Hi, I am implementing a multi-output version of the TFX Taxi pipeline. In this case, the output is a probability distribution of the payment type: [‘Cash’, ‘Credit Card’, ‘Dispute’, ‘No Charge’, ‘Pcard’, ‘Unknown’, ‘Prcard’]
Here is an example of the input, which are the fields trip_miles, pickup_latitude and trip_start_hour:
Here is an example of the output, probability distribution across : ‘Cash’, ‘Credit Card’, ‘Dispute’, ‘No Charge’, ‘Pcard’, ‘Unknown’, ‘Prcard’

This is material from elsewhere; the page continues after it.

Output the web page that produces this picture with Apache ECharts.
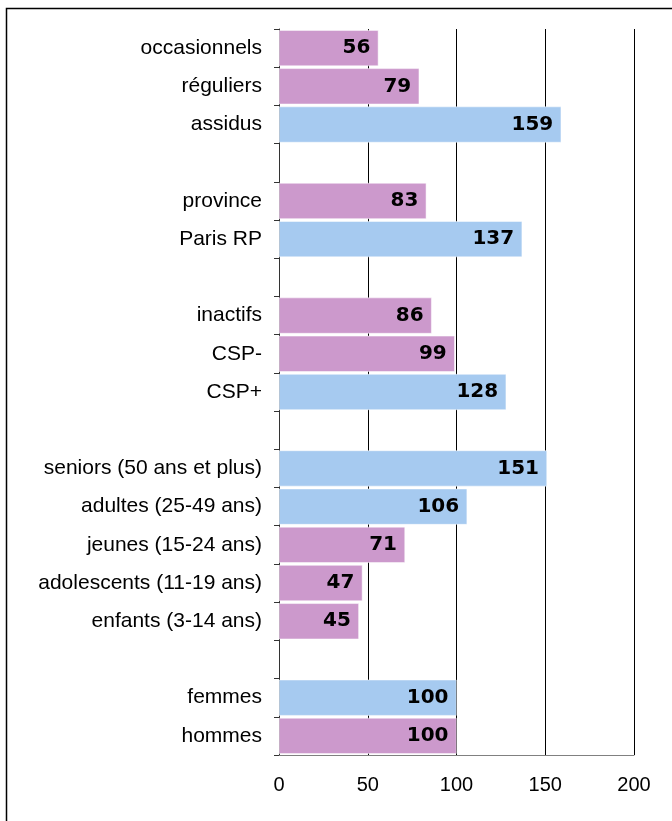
<!DOCTYPE html>
<html>
<head>
<meta charset="utf-8">
<script src="https://cdn.jsdelivr.net/npm/echarts@6/dist/echarts.min.js"></script>
<style>
  html, body { margin: 0; padding: 0; background: #fff; }
  #chart { width: 672px; height: 821px; }
</style>
</head>
<body>
<div id="chart"></div>
<script>
// catégories de haut en bas, '' = ligne vide entre les groupes
const categories = [
  'occasionnels', 'réguliers', 'assidus', '',
  'province', 'Paris RP', '',
  'inactifs', 'CSP-', 'CSP+', '',
  'seniors (50 ans et plus)', 'adultes (25-49 ans)', 'jeunes (15-24 ans)',
  'adolescents (11-19 ans)', 'enfants (3-14 ans)', '',
  'femmes', 'hommes'
]
const values = [56, 79, 159, null, 83, 137, null, 86, 99, 128, null, 151, 106, 71, 47, 45, null, 100, 100]
// barres mises en avant (bleu) ou non (rose)
const highlighted = [false, false, true, false, false, true, false, false, false, true, false, true, true, false, false, false, false, true, false]
const xTicks = [0, 50, 100, 150, 200]

const PINK = '#CC99CC'
const BLUE = '#A6CAF0'

const chart = echarts.init(document.getElementById('chart'))

const option = {
  animation: false,
  backgroundColor: '#fff',
  graphic: [
    {
      type: 'rect',
      shape: { x: 6.5, y: 8.5, width: 700, height: 850 },
      style: { fill: 'none', stroke: '#000', lineWidth: 1.5 },
      silent: true
    }
  ],
  grid: { left: 279, right: 38, top: 29, bottom: 66 },
  xAxis: {
    type: 'value',
    min: xTicks[0],
    max: xTicks[xTicks.length - 1],
    interval: 50,
    axisLine: { show: true, lineStyle: { color: '#808080', width: 1 } },
    axisTick: { show: false },
    axisLabel: {
      margin: 20,
      color: '#000',
      fontFamily: 'Liberation Sans',
      fontSize: 20
    },
    splitLine: { show: true, lineStyle: { color: '#000', width: 1 } }
  },
  yAxis: {
    type: 'category',
    inverse: true,
    data: categories,
    axisLine: { show: true, onZero: false, lineStyle: { color: '#333', width: 1 } },
    axisTick: { show: true, length: 5, lineStyle: { color: '#333' } },
    axisLabel: {
      margin: 17,
      color: '#000',
      fontFamily: 'Liberation Sans',
      fontSize: 21
    }
  },
  series: [
    {
      type: 'bar',
      barCategoryGap: '6%',
      z: 3,
      data: values.map((v, i) => ({
        value: v,
        itemStyle: { color: highlighted[i] ? BLUE : PINK, borderColor: '#fff', borderWidth: 0.5 }
      })),
      label: {
        show: true,
        position: 'insideRight',
        distance: 8,
        color: '#000',
        fontFamily: 'DejaVu Sans',
        fontWeight: 'bold',
        fontSize: 20,
        formatter: p => (p.value == null ? '' : p.value)
      }
    }
  ]
}

chart.setOption(option)
</script>
</body>
</html>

Here is a summary of the ML model’s structure:
(Note: a softmax activation function is used for the output layer to maintain a probability distribution)
This is the error message I am getting:
Pipeline is run on a vm, through the tfx command
tfx run create --pipeline_name=local_runner.py --engine=local
Is it possible to do a multi-field-output model like this in TFX?
Are you using the Keras Functional API? If not you might want to look at it.
Hi, thanks for the heads-up! Just took a look at the Keras Functional API and I think I understand how the multi-output model is supposed to be called. Interesting thing to note, I realized that with the softmax output I am trying to implement, there is really only one ‘output’ but with multiple fields.
Here is how I am defining the model in the models.py file - the only change I made was the output layer having an activation=softmax argument across however many fields (categories) are in the output columns:
def _wide_and_deep_classifier(wide_columns, deep_columns, output_columns, dnn_hidden_units,
learning_rate):
"""Build a simple keras wide and deep model.
Args:
wide_columns: Feature columns wrapped in indicator_column for wide (linear)
part of the model.
deep_columns: Feature columns for deep part of the model.
dnn_hidden_units: [int], the layer sizes of the hidden DNN.
learning_rate: [float], learning rate of the Adam optimizer.
Returns:
A Wide and Deep Keras model
"""
# Keras needs the feature definitions at compile time.
# TODO(b/139081439): Automate generation of input layers from FeatureColumn.
input_layers = {
colname: tf.keras.layers.Input(name=colname, shape=(), dtype=tf.float32)
for colname in features.transformed_names(
features.DENSE_FLOAT_FEATURE_KEYS)
}
input_layers.update({
colname: tf.keras.layers.Input(name=colname, shape=(), dtype='int32')
for colname in features.transformed_names(features.VOCAB_FEATURE_KEYS)
})
input_layers.update({
colname: tf.keras.layers.Input(name=colname, shape=(), dtype='int32')
for colname in features.transformed_names(features.BUCKET_FEATURE_KEYS)
})
input_layers.update({
colname: tf.keras.layers.Input(name=colname, shape=(), dtype='int32') for
colname in features.transformed_names(features.CATEGORICAL_FEATURE_KEYS)
})
# TODO(b/161952382): Replace with Keras premade models and
# Keras preprocessing layers.
deep = tf.keras.layers.DenseFeatures(deep_columns)(input_layers)
for numnodes in dnn_hidden_units:
deep = tf.keras.layers.Dense(numnodes)(deep)
wide = tf.keras.layers.DenseFeatures(wide_columns)(input_layers)
output = tf.keras.layers.Dense(
len(output_columns), activation='softmax')(
tf.keras.layers.concatenate([deep, wide]))
model = tf.keras.Model(input_layers, output)
model.compile(
loss='binary_crossentropy',
optimizer=tf.keras.optimizers.Adam(learning_rate=learning_rate),
metrics=[tf.keras.metrics.BinaryAccuracy()])
model.summary(print_fn=logging.info)
return model
I can’t help but feel I am doing something incorrectly with the TFX components surrounding the Trainer component. Meaning, the model is defined correctly but I am not stating the outputs correctly in pipeline.py (or perhaps somewhere else)
I have attached the github repository where I keep all the code+directories for the pipeline here.
It looks to me like the error is coming from Keras during training. I’d suggest creating a version of the training code outside of TFX and just focusing on getting that part working. Then you can put it into a Trainer component and get that working, and then examine the artifacts that Trainer is outputting.